=== THE EXERCISE ===
Among the entries, which lines carry the string "this"? Copy each of them.
— Start RECORDS FOR THE TASK —
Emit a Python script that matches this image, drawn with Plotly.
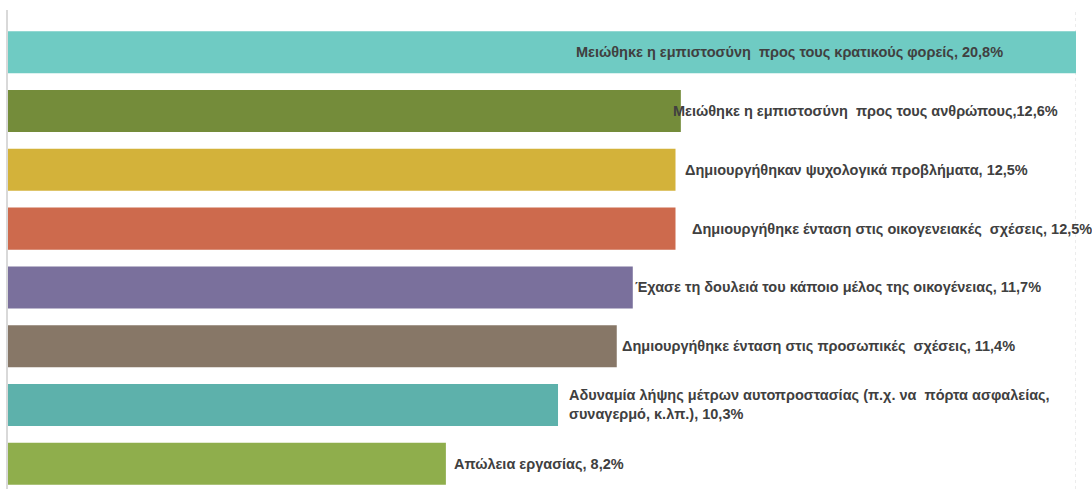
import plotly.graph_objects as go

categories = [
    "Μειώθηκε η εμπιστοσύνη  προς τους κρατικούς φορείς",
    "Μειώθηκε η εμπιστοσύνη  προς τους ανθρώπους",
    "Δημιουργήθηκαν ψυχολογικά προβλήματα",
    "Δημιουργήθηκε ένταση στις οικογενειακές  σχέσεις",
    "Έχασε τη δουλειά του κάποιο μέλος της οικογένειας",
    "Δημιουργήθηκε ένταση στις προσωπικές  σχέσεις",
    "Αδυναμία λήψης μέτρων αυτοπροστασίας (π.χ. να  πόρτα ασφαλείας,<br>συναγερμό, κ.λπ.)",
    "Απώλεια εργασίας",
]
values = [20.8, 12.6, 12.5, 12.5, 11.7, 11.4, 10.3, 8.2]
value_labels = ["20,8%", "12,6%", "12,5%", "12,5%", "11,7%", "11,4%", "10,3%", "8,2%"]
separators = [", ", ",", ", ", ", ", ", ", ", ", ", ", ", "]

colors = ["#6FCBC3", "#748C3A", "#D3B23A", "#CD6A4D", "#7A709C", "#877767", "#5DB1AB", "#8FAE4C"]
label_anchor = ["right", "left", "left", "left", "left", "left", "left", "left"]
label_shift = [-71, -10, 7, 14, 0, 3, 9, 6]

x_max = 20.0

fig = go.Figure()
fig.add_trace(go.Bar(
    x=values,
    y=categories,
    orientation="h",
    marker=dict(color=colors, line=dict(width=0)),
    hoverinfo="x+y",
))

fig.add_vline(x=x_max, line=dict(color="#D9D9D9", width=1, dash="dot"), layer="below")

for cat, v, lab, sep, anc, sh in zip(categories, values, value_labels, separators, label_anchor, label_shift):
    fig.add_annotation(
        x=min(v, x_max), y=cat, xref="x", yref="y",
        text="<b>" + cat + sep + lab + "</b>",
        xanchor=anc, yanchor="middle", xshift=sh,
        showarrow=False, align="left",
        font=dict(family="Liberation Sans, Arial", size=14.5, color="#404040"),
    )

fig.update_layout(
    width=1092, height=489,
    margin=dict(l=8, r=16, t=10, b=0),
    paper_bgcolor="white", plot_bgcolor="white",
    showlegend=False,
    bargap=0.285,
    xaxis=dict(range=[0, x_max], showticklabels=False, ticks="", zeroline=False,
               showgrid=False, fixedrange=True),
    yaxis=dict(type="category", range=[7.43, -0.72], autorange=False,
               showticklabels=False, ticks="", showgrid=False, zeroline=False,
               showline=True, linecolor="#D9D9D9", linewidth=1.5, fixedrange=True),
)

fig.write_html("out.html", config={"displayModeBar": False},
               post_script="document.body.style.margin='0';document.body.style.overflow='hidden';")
— End RECORDS FOR THE TASK —
— Start RECORDS FOR THE TASK —
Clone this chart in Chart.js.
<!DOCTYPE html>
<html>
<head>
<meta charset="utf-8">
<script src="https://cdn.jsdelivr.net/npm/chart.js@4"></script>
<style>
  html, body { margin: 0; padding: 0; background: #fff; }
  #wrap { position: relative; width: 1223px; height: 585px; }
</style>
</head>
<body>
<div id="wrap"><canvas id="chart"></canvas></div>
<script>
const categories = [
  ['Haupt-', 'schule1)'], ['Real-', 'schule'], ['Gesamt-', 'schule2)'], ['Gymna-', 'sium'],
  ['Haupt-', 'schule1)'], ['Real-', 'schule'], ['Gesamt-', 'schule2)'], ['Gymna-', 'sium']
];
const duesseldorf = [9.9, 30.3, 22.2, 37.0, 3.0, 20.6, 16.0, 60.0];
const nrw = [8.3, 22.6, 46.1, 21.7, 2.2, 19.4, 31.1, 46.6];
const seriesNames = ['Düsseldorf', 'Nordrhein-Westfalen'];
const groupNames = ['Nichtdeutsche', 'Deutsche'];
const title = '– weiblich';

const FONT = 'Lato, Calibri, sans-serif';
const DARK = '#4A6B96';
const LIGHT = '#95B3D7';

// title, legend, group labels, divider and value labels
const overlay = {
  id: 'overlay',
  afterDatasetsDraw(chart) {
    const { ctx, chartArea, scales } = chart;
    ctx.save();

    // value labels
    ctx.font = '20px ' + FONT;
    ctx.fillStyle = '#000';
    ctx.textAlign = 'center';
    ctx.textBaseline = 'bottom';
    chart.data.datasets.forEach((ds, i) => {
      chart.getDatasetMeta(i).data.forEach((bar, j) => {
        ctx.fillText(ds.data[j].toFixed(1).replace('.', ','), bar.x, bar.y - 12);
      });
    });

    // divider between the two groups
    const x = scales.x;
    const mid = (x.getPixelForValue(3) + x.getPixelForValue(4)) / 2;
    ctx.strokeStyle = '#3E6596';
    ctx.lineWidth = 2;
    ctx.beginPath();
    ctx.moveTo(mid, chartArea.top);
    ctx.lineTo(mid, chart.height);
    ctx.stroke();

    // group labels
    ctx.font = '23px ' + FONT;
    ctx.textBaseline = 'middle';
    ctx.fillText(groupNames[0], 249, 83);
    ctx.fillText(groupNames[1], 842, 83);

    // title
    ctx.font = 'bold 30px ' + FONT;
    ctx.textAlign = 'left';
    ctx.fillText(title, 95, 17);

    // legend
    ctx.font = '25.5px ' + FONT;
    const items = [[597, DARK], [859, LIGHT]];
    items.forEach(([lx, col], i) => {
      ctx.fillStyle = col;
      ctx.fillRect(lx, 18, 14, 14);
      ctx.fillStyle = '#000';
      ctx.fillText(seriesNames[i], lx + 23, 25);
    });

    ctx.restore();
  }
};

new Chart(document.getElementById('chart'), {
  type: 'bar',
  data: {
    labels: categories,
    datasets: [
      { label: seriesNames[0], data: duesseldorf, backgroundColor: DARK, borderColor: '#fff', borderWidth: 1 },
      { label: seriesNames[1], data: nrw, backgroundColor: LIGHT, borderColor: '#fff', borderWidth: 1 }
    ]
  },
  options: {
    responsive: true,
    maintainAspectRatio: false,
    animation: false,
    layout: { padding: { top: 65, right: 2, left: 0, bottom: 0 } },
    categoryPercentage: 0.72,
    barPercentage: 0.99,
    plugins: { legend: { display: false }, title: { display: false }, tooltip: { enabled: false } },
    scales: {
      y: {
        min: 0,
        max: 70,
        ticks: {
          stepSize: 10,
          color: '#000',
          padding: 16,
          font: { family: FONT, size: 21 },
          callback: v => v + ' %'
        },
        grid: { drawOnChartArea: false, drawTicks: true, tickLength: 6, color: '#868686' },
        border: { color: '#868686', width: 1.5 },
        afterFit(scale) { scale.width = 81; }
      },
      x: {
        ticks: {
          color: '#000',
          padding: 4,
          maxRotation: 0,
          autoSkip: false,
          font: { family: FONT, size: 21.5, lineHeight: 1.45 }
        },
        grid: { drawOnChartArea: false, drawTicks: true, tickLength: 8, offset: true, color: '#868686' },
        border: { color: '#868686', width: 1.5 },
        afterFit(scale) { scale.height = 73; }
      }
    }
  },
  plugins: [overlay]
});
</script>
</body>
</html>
— End RECORDS FOR THE TASK —
=== WRITTEN RESPONSE ===
Emit a Python script that matches this image, drawn with Plotly.
Clone this chart in Chart.js.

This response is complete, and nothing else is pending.